* _Work required_
Your task is to retype the lines from the opening of the material through the line that includes "var rightTicks = [0, 100, 20];". Do not copy the pictures.

* _Data segment_
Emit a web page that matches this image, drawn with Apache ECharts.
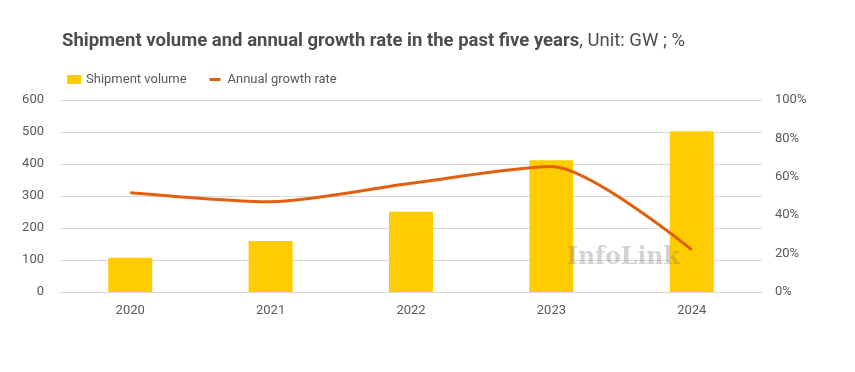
<!DOCTYPE html>
<html><head><meta charset="utf-8">
<script src="https://cdn.jsdelivr.net/npm/echarts@6/dist/echarts.min.js"></script>
<style>html,body{margin:0;padding:0;background:#fff}#c{width:855px;height:372px}</style>
</head><body><div id="c"></div>
<script>
var categories = ['2020', '2021', '2022', '2023', '2024'];
var shipmentVolume = [107, 159, 251, 412, 502];
var growthRate = [51.7, 47, 56.6, 65.3, 21.9];
var leftTicks = [0, 600, 100];
var rightTicks = [0, 100, 20];

var chart = echarts.init(document.getElementById('c'), null, {renderer: 'canvas'});
var txt = '#595959';
chart.setOption({
  animation: false,
  textStyle: {fontFamily: 'Roboto'},
  title: {
    left: 57, top: 27,
    text: '{b|Shipment volume and annual growth rate in the past five years}{n|, Unit: GW ; %}',
    textStyle: {
      rich: {
        b: {fontFamily: 'Roboto', fontWeight: 'bold', fontSize: 18.5, color: '#4d4d4d'},
        n: {fontFamily: 'Roboto', fontWeight: 'normal', fontSize: 18.5, color: '#4d4d4d'}
      }
    }
  },
  legend: {
    left: 62, top: 68, itemGap: 22, itemWidth: 14, itemHeight: 9,
    textStyle: {color: txt, fontSize: 13, fontFamily: 'Roboto'},
    data: [
      {name: 'Shipment volume', icon: 'rect'},
      {name: 'Annual growth rate', icon: 'path://M0,0 M1,3 L12,3 L12,6 L1,6 Z M14,9', itemStyle: {color: '#E35F0E'}}
    ]
  },
  grid: {left: 60, right: 93, top: 100, bottom: 80, containLabel: false},
  xAxis: {
    type: 'category', data: categories,
    axisLine: {lineStyle: {color: '#d9d9d9'}}, axisTick: {show: false},
    axisLabel: {color: txt, fontSize: 13, margin: 12}
  },
  yAxis: [{
    type: 'value', min: leftTicks[0], max: leftTicks[1], interval: leftTicks[2],
    axisLine: {show: false}, axisTick: {show: false},
    splitLine: {lineStyle: {color: '#d9d9d9'}},
    axisLabel: {color: txt, fontSize: 13, margin: 16}
  }, {
    type: 'value', min: rightTicks[0], max: rightTicks[1], interval: rightTicks[2],
    axisLine: {show: false}, axisTick: {show: false}, splitLine: {show: false},
    axisLabel: {color: txt, fontSize: 13, margin: 13, formatter: '{value}%'}
  }],
  series: [{
    name: 'Shipment volume', type: 'bar', data: shipmentVolume, barWidth: 44,
    itemStyle: {color: '#FFCC00'}
  }, {
    name: 'Annual growth rate', type: 'line', yAxisIndex: 1, data: growthRate,
    smooth: 0.25, symbol: 'none', lineStyle: {color: '#E35F0E', width: 3}, itemStyle: {color: '#E35F0E'}
  }],
  graphic: [{
    type: 'text', left: 567, top: 246, z: 100,
    style: {text: 'InfoLink', font: 'bold 23.5px "DejaVu Serif"', fill: 'rgba(110,110,110,0.3)'}
  }]
});
</script></body></html>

* _Answer to this problem_
Emit a web page that matches this image, drawn with Apache ECharts.
<!DOCTYPE html>
<html><head><meta charset="utf-8">
<script src="https://cdn.jsdelivr.net/npm/echarts@6/dist/echarts.min.js"></script>
<style>html,body{margin:0;padding:0;background:#fff}#c{width:855px;height:372px}</style>
</head><body><div id="c"></div>
<script>
var categories = ['2020', '2021', '2022', '2023', '2024'];
var shipmentVolume = [107, 159, 251, 412, 502];
var growthRate = [51.7, 47, 56.6, 65.3, 21.9];
var leftTicks = [0, 600, 100];
var rightTicks = [0, 100, 20];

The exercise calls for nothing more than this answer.